=== SUPPLIED MATERIAL ===

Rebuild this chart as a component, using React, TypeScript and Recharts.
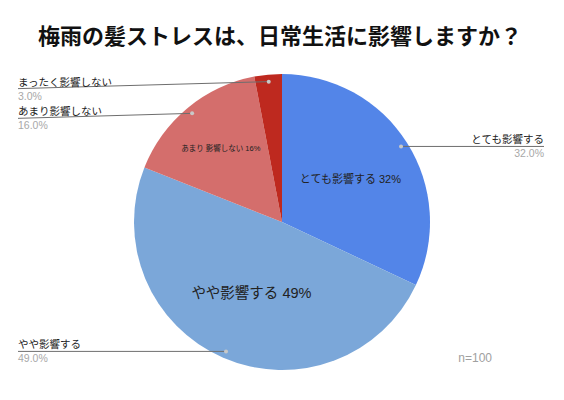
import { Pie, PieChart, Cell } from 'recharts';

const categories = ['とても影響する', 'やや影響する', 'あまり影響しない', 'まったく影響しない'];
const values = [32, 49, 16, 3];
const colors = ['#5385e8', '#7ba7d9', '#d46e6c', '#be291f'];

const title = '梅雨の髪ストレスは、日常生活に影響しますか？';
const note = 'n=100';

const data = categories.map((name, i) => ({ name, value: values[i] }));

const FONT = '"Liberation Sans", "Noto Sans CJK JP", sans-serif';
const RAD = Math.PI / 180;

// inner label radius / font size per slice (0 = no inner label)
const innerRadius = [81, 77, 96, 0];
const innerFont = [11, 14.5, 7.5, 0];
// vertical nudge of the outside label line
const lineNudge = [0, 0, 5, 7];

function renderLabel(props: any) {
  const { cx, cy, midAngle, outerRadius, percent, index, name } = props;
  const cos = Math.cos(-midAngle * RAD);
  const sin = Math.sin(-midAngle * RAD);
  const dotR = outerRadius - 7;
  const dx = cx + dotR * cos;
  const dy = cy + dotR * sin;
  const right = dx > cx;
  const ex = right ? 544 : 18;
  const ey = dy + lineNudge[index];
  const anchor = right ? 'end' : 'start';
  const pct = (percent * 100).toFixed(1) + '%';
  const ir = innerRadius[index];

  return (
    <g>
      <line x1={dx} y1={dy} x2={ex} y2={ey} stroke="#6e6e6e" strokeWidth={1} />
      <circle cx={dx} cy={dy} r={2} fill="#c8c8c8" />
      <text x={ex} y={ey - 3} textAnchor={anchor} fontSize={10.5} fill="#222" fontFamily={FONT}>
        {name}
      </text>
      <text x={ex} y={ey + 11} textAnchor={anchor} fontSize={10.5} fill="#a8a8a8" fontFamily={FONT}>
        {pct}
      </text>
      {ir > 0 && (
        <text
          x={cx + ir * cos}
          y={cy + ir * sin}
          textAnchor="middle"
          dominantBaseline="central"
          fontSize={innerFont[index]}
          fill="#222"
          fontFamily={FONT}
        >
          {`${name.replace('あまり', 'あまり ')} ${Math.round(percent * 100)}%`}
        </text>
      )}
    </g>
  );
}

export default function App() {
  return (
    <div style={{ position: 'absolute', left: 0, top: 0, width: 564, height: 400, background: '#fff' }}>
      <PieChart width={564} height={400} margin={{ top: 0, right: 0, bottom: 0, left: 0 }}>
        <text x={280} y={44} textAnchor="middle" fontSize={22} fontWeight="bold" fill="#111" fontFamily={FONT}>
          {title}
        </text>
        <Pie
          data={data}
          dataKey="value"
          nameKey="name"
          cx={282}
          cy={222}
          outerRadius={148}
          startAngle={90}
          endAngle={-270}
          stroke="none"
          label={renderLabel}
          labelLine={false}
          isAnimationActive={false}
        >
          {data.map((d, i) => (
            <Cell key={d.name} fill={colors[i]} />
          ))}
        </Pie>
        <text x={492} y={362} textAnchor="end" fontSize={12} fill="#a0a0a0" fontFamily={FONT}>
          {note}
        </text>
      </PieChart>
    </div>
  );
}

===

WHAT IS NEEDED
Quote all the lines above exactly as given. Do not include the pictures.

THE RESPONSE
Rebuild this chart as a component, using React, TypeScript and Recharts.
import { Pie, PieChart, Cell } from 'recharts';

const categories = ['とても影響する', 'やや影響する', 'あまり影響しない', 'まったく影響しない'];
const values = [32, 49, 16, 3];
const colors = ['#5385e8', '#7ba7d9', '#d46e6c', '#be291f'];

const title = '梅雨の髪ストレスは、日常生活に影響しますか？';
const note = 'n=100';

const data = categories.map((name, i) => ({ name, value: values[i] }));

const FONT = '"Liberation Sans", "Noto Sans CJK JP", sans-serif';
const RAD = Math.PI / 180;

// inner label radius / font size per slice (0 = no inner label)
const innerRadius = [81, 77, 96, 0];
const innerFont = [11, 14.5, 7.5, 0];
// vertical nudge of the outside label line
const lineNudge = [0, 0, 5, 7];

function renderLabel(props: any) {
  const { cx, cy, midAngle, outerRadius, percent, index, name } = props;
  const cos = Math.cos(-midAngle * RAD);
  const sin = Math.sin(-midAngle * RAD);
  const dotR = outerRadius - 7;
  const dx = cx + dotR * cos;
  const dy = cy + dotR * sin;
  const right = dx > cx;
  const ex = right ? 544 : 18;
  const ey = dy + lineNudge[index];
  const anchor = right ? 'end' : 'start';
  const pct = (percent * 100).toFixed(1) + '%';
  const ir = innerRadius[index];

  return (
    <g>
      <line x1={dx} y1={dy} x2={ex} y2={ey} stroke="#6e6e6e" strokeWidth={1} />
      <circle cx={dx} cy={dy} r={2} fill="#c8c8c8" />
      <text x={ex} y={ey - 3} textAnchor={anchor} fontSize={10.5} fill="#222" fontFamily={FONT}>
        {name}
      </text>
      <text x={ex} y={ey + 11} textAnchor={anchor} fontSize={10.5} fill="#a8a8a8" fontFamily={FONT}>
        {pct}
      </text>
      {ir > 0 && (
        <text
          x={cx + ir * cos}
          y={cy + ir * sin}
          textAnchor="middle"
          dominantBaseline="central"
          fontSize={innerFont[index]}
          fill="#222"
          fontFamily={FONT}
        >
          {`${name.replace('あまり', 'あまり ')} ${Math.round(percent * 100)}%`}
        </text>
      )}
    </g>
  );
}

export default function App() {
  return (
    <div style={{ position: 'absolute', left: 0, top: 0, width: 564, height: 400, background: '#fff' }}>
      <PieChart width={564} height={400} margin={{ top: 0, right: 0, bottom: 0, left: 0 }}>
        <text x={280} y={44} textAnchor="middle" fontSize={22} fontWeight="bold" fill="#111" fontFamily={FONT}>
          {title}
        </text>
        <Pie
          data={data}
          dataKey="value"
          nameKey="name"
          cx={282}
          cy={222}
          outerRadius={148}
          startAngle={90}
          endAngle={-270}
          stroke="none"
          label={renderLabel}
          labelLine={false}
          isAnimationActive={false}
        >
          {data.map((d, i) => (
            <Cell key={d.name} fill={colors[i]} />
          ))}
        </Pie>
        <text x={492} y={362} textAnchor="end" fontSize={12} fill="#a0a0a0" fontFamily={FONT}>
          {note}
        </text>
      </PieChart>
    </div>
  );
}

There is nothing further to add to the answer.